Resignaos por lo tanto, todos vosotros, adeptos de la utopía contra natura de
la moderación, a vernos continuar poniendo en práctica la divisa “Citius, Altius,
Fortius.”
Según define la Carta Olímpica,
“un emblema olímpico es un diseño integrado que asocia los anillos con otro
elemento distintivo”, el cual deberá ser aprobado por la Comisión Ejecutiva del
COI, aprobación que deberá ser previa a todo uso del mismo. Están incluidos en
esta definición los denominados “logotipos” o simplemente “logos” que se
utilizan como distintivos en diversas ocasiones, eventos o ceremonias, así como
los que se crean para los Juegos, y todos los membretes, “pins”, ilustraciones
de productos, indumentarias o publicaciones que los contengan o los lleven
impresos. Se trata de símbolos pasajeros, de fuerte significación en su
momento, pero efímeros en su vigencia temporal. Los simpáticos animalitos
antropomórficos que bajo diversas formas y materializaciones devienen en
mascotas de los Juegos, entran en esta categoría.

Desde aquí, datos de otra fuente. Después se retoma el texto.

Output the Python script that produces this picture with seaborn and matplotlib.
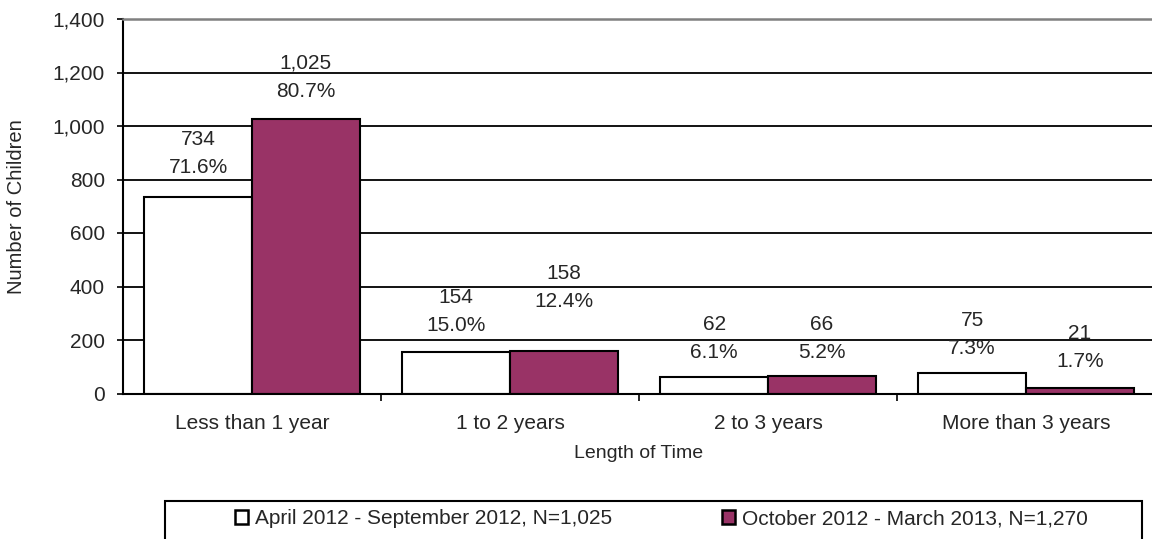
import pandas as pd
import matplotlib.pyplot as plt
import matplotlib.ticker as mticker
from matplotlib.patches import Patch, Rectangle
import seaborn as sns

categories = ["Less than 1 year", "1 to 2 years", "2 to 3 years", "More than 3 years"]
periods = ["April 2012 - September 2012, N=1,025", "October 2012 - March 2013, N=1,270"]
counts_p1 = [734, 154, 62, 75]
counts_p2 = [1025, 158, 66, 21]
pct_p1 = ["71.6%", "15.0%", "6.1%", "7.3%"]
pct_p2 = ["80.7%", "12.4%", "5.2%", "1.7%"]

# where the two-line labels sit (centre, in data units)
label_y_p1 = [899, 306, 204, 220]
label_y_p2 = [1183, 397, 204, 172]

colors = ["#FFFFFF", "#993366"]

df = pd.DataFrame({
    "Length of Time": categories * 2,
    "Children": counts_p1 + counts_p2,
    "Period": [periods[0]] * 4 + [periods[1]] * 4,
})

sns.set_style("white")
plt.rcParams["font.family"] = ["Liberation Sans", "DejaVu Sans"]

W, H = 1152, 539
fig = plt.figure(figsize=(W / 100, H / 100), dpi=100)
ax = fig.add_axes([123 / W, 1 - 393.5 / H, (1155 - 123) / W, (393.5 - 19) / H])

sns.barplot(data=df, x="Length of Time", y="Children", hue="Period",
            palette=colors, order=categories, hue_order=periods, saturation=1,
            width=0.835, edgecolor="black", linewidth=1.5, ax=ax, legend=False)

ax.set_ylim(0, 1400)
ax.set_xlim(-0.5, 3.5)
ax.yaxis.set_major_locator(mticker.MultipleLocator(200))
ax.yaxis.set_major_formatter(mticker.FuncFormatter(lambda v, p: f"{v:,.0f}"))
for v in range(200, 1400, 200):
    ax.axhline(v, color="black", lw=1.3, zorder=0)

ax.spines["right"].set_visible(False)
ax.spines["top"].set_color("#808080")
ax.spines["top"].set_linewidth(1.8)
for s in ["left", "bottom"]:
    ax.spines[s].set_color("black")
    ax.spines[s].set_linewidth(1.5)

ax.tick_params(axis="y", which="major", left=True, length=4, width=1.2, color="black",
               labelsize=15, pad=9)
ax.tick_params(axis="x", which="major", bottom=False, labelsize=15, pad=11)
ax.set_xticks([0.5, 1.5, 2.5], minor=True)
ax.tick_params(axis="x", which="minor", bottom=True, length=5, width=1.2, color="black")

ax.set_xlabel("Length of Time", fontsize=14, labelpad=9)
ax.set_ylabel("Number of Children", fontsize=14.5)
ax.yaxis.set_label_coords(-97 / (1155 - 123), 0.5)

off = 0.835 / 4
for i in range(len(categories)):
    ax.text(i - off, label_y_p1[i], f"{counts_p1[i]:,}\n{pct_p1[i]}", ha="center", va="center",
            fontsize=15, linespacing=1.6)
    ax.text(i + off, label_y_p2[i], f"{counts_p2[i]:,}\n{pct_p2[i]}", ha="center", va="center",
            fontsize=15, linespacing=1.6)

handles = [Patch(facecolor=c, edgecolor="black", linewidth=1.8) for c in colors]
fig.legend(handles, periods, loc="center left", bbox_to_anchor=(216 / W, 1 - 519 / H),
           ncol=2, frameon=False, columnspacing=5.3, fontsize=15,
           handlelength=0.62, handleheight=0.62, handletextpad=0.33)
fig.patches.append(Rectangle((165 / W, -0.05), (1142 - 165) / W, 0.05 + (539 - 501) / H,
                             transform=fig.transFigure, fill=False, edgecolor="black", lw=1.5))

fig.savefig("out.png", dpi=100)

Inmediatamente después de la
inauguración por parte del Rey de Grecia de los Juegos Olímpicos de Atenas, el 6
de abril de 1896, resonaban en el Estadio Panatenaico los acordes del Himno
Olímpico, creado para la ocasión por el compositor griego Spiros Samaras,
perteneciendo la letra al poeta Kostis Palamas, de la misma nacionalidad. En la
portada de la partitura que hoy se difunde en reproducciones gráficas dice que
ha sido adoptado como tal en 1957. Según la versión oficial del COI contenida
en la Carta Olímpica, fue aprobado en la sesión 55, en Tokio, en 1958. La
primera estrofa, en traducción libre del griego al francés de M. Merlier, encontramos
la siguiente invocación, muy sugestiva por cierto:
“Espíritu antiguo y eterno, creador augusto
de la belleza, de la grandeza y de la verdad,
desciende aquí, aparece, brilla como el
relámpago
en la gloria de la Tierra y de tu cielo.”